Figure scripts
# # # # # # #

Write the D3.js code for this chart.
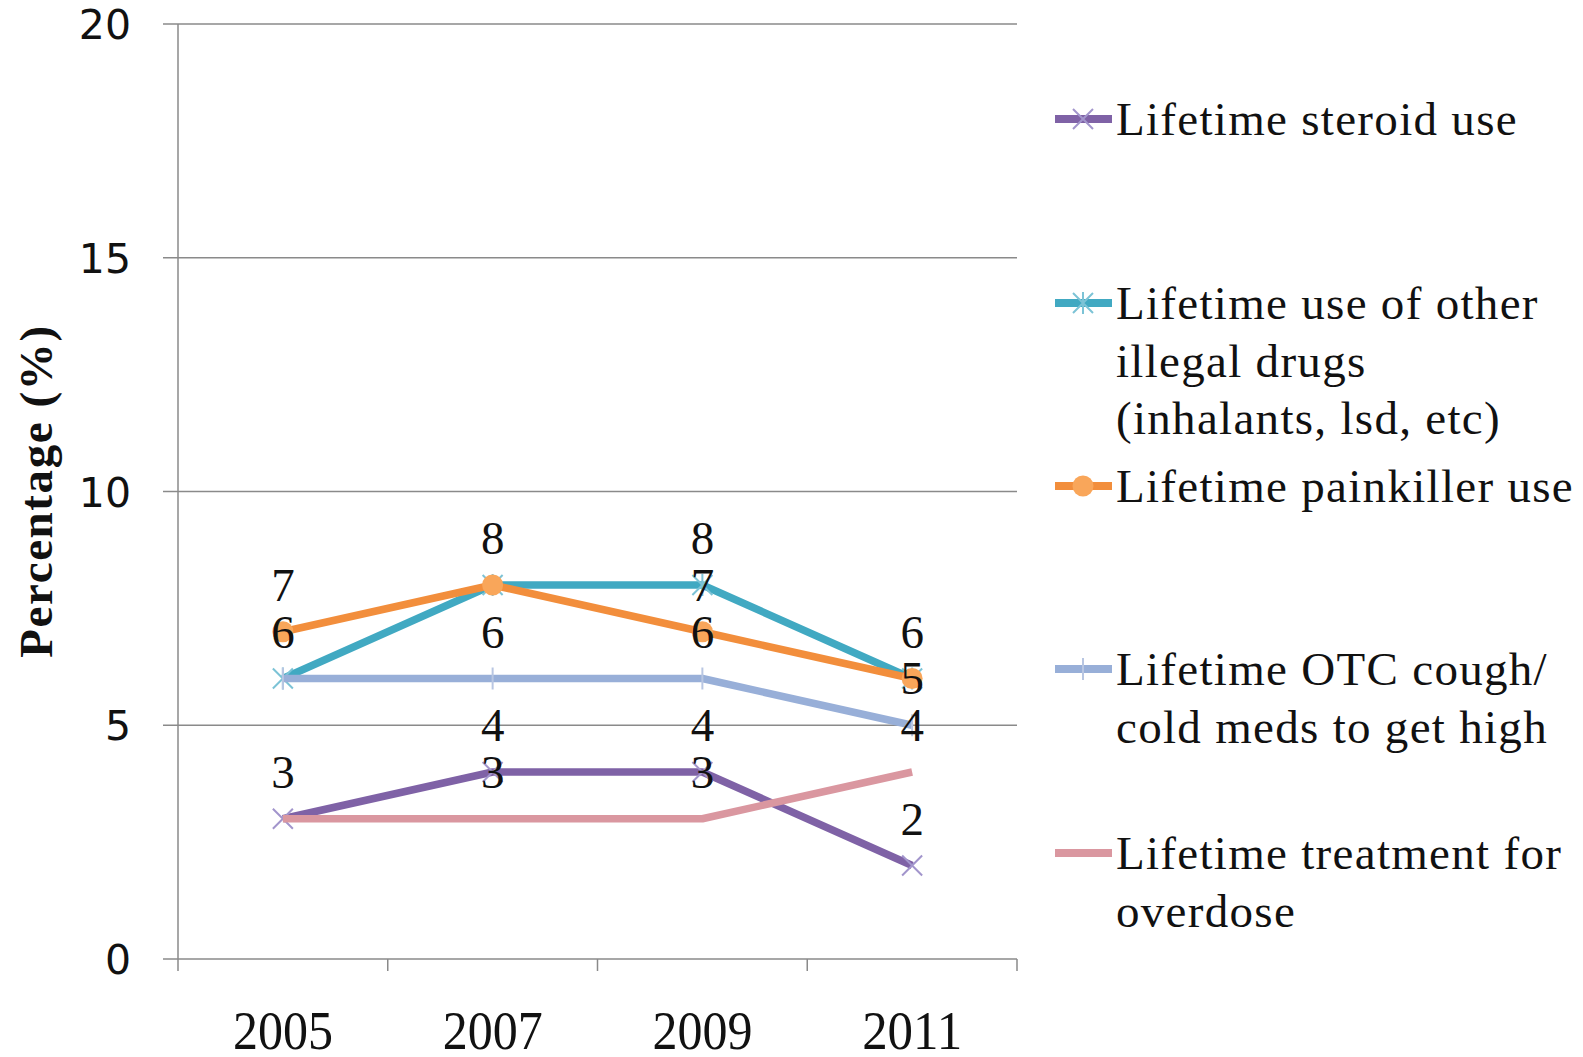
<!DOCTYPE html>
<html><head><meta charset="utf-8">
<script src="https://cdn.jsdelivr.net/npm/d3@7"></script>
<style>body{margin:0;background:#fff;}svg{display:block;}</style>
</head><body>
<svg id="chart" width="1583" height="1057"></svg>
<script>
const years = ["2005", "2007", "2009", "2011"];
const yTicks = [0, 5, 10, 15, 20];
const seriesNames = [
  ["Lifetime steroid use"],
  ["Lifetime use of other", "illegal drugs", "(inhalants, lsd, etc)"],
  ["Lifetime painkiller use"],
  ["Lifetime OTC cough/", "cold meds to get high"],
  ["Lifetime treatment for", "overdose"]
];
const steroid = [3, 4, 4, 2];
const otherDrugs = [6, 8, 8, 6];
const painkiller = [7, 8, 7, 6];
const otcCough = [6, 6, 6, 5];
const overdose = [3, 3, 3, 4];
const seriesValues = [steroid, otherDrugs, painkiller, otcCough, overdose];
const colors = ["#7F62A6", "#41A9C2", "#F28E3C", "#98AFD8", "#DA97A0"];
const markerColors = ["#A295CC", "#7CC3D6", "#F9A65A", "#B8C6E2", "#E6B3B8"];
const markerTypes = ["x", "star", "circle", "plus", "dash"];

(function () {
const svg = d3.select("#chart");
const pLeft = 178, pRight = 1017, pTop = 24, pBottom = 959;
const x = d3.scaleBand().domain(years).range([pLeft, pRight]).paddingInner(0).paddingOuter(0);
const y = d3.scaleLinear().domain([0, 20]).range([pBottom, pTop]);
const cx = d => x(d) + x.bandwidth() / 2;

// gridlines
svg.append("g").selectAll("line").data(yTicks).join("line")
  .attr("x1", pLeft - 15).attr("x2", pRight)
  .attr("y1", d => y(d)).attr("y2", d => y(d))
  .attr("stroke", "#8a8a8a").attr("stroke-width", 1.5);

// y axis line
svg.append("line").attr("x1", pLeft).attr("x2", pLeft).attr("y1", pTop).attr("y2", pBottom + 12)
  .attr("stroke", "#8a8a8a").attr("stroke-width", 1.5);

// x axis ticks at band boundaries
const bounds = years.map(d => x(d)).concat([pRight]);
svg.append("g").selectAll("line").data(bounds.slice(1)).join("line")
  .attr("x1", d => d).attr("x2", d => d).attr("y1", pBottom).attr("y2", pBottom + 12)
  .attr("stroke", "#8a8a8a").attr("stroke-width", 1.5);

// y tick labels
svg.append("g").selectAll("text").data(yTicks).join("text")
  .attr("x", 131).attr("y", d => y(d) + 15)
  .attr("text-anchor", "end")
  .attr("font-family", "DejaVu Sans").attr("font-size", 41).attr("fill", "#111")
  .text(d => d);

// x tick labels
svg.append("g").selectAll("text").data(years).join("text")
  .attr("x", d => cx(d)).attr("y", 1049)
  .attr("text-anchor", "middle")
  .attr("font-family", "Liberation Serif").attr("font-size", 54).attr("fill", "#111")
  .attr("textLength", 100).attr("lengthAdjust", "spacingAndGlyphs")
  .text(d => d);

// y axis title
svg.append("text")
  .attr("transform", "translate(52,491) rotate(-90)")
  .attr("text-anchor", "middle")
  .attr("font-family", "Liberation Serif").attr("font-weight", "bold")
  .attr("font-size", 47).attr("letter-spacing", 1.6).attr("fill", "#111")
  .text("Percentage (%)");

function drawMarker(g, type, px, py, color) {
  if (type === "x" || type === "star") {
    g.append("path").attr("d", `M${px-10},${py-10}L${px+10},${py+10}M${px-10},${py+10}L${px+10},${py-10}` + (type === "star" ? `M${px},${py-11}L${px},${py+11}` : ""))
      .attr("stroke", color).attr("stroke-width", 2).attr("fill", "none");
  } else if (type === "circle") {
    g.append("circle").attr("cx", px).attr("cy", py).attr("r", 10.5).attr("fill", color);
  } else if (type === "plus") {
    g.append("path").attr("d", `M${px},${py-11}L${px},${py+11}`)
      .attr("stroke", color).attr("stroke-width", 2);
  }
}

const line = d3.line().x((d, i) => cx(years[i])).y(d => y(d));

seriesValues.forEach((vals, si) => {
  const g = svg.append("g");
  g.append("path").datum(vals).attr("d", line)
    .attr("fill", "none").attr("stroke", colors[si]).attr("stroke-width", 7.5)
    .attr("stroke-linejoin", "round");
  vals.forEach((v, i) => drawMarker(g, markerTypes[si], cx(years[i]), y(v), markerColors[si]));
});

// data labels (identical labels at the same spot are drawn once)
const labels = [];
const seen = new Set();
seriesValues.forEach(vals => vals.forEach((v, i) => {
  const key = years[i] + ":" + v;
  if (!seen.has(key)) { seen.add(key); labels.push({ year: years[i], v }); }
}));
svg.append("g").selectAll("text").data(labels).join("text")
  .attr("x", d => cx(d.year)).attr("y", d => y(d.v) - 47 + 16)
  .attr("text-anchor", "middle")
  .attr("font-family", "Liberation Serif").attr("font-size", 47).attr("fill", "#111")
  .text(d => d.v);

// legend
const legendY = [119, 303, 486, 669, 853];
const lineH = 57.5;
seriesNames.forEach((lines, si) => {
  const g = svg.append("g");
  const ly = legendY[si];
  g.append("line").attr("x1", 1055).attr("x2", 1112).attr("y1", ly).attr("y2", ly)
    .attr("stroke", colors[si]).attr("stroke-width", 8);
  drawMarker(g, markerTypes[si], 1083, ly, markerColors[si]);
  lines.forEach((t, li) => {
    g.append("text").attr("x", 1116).attr("y", ly + 16 + li * lineH)
      .attr("font-family", "Liberation Serif").attr("font-size", 47)
      .attr("letter-spacing", 1.3).attr("fill", "#111")
      .text(t);
  });
});
})();
</script>
</body></html>
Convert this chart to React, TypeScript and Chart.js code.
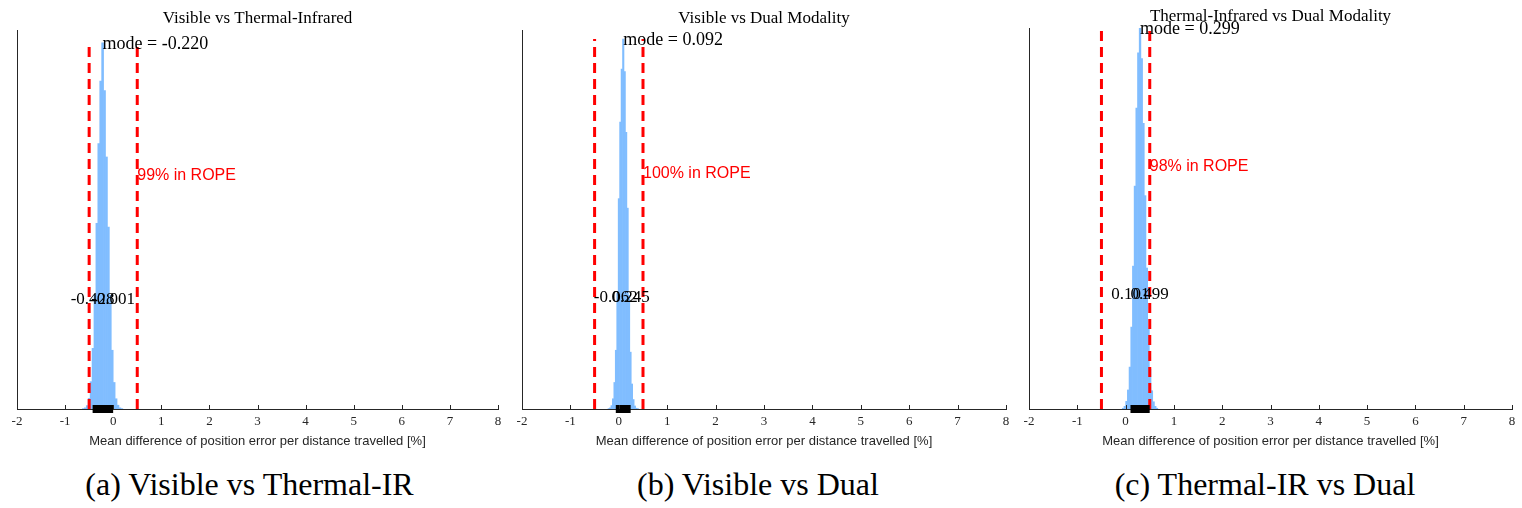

# # # # # # #

* INSTRUCTIONS FOR THE TASK: Search the data above for lines holding "this" and copy each of them.

* RESULT:
Write the D3.js code for this chart.
Convert this chart to React, TypeScript and Chart.js code.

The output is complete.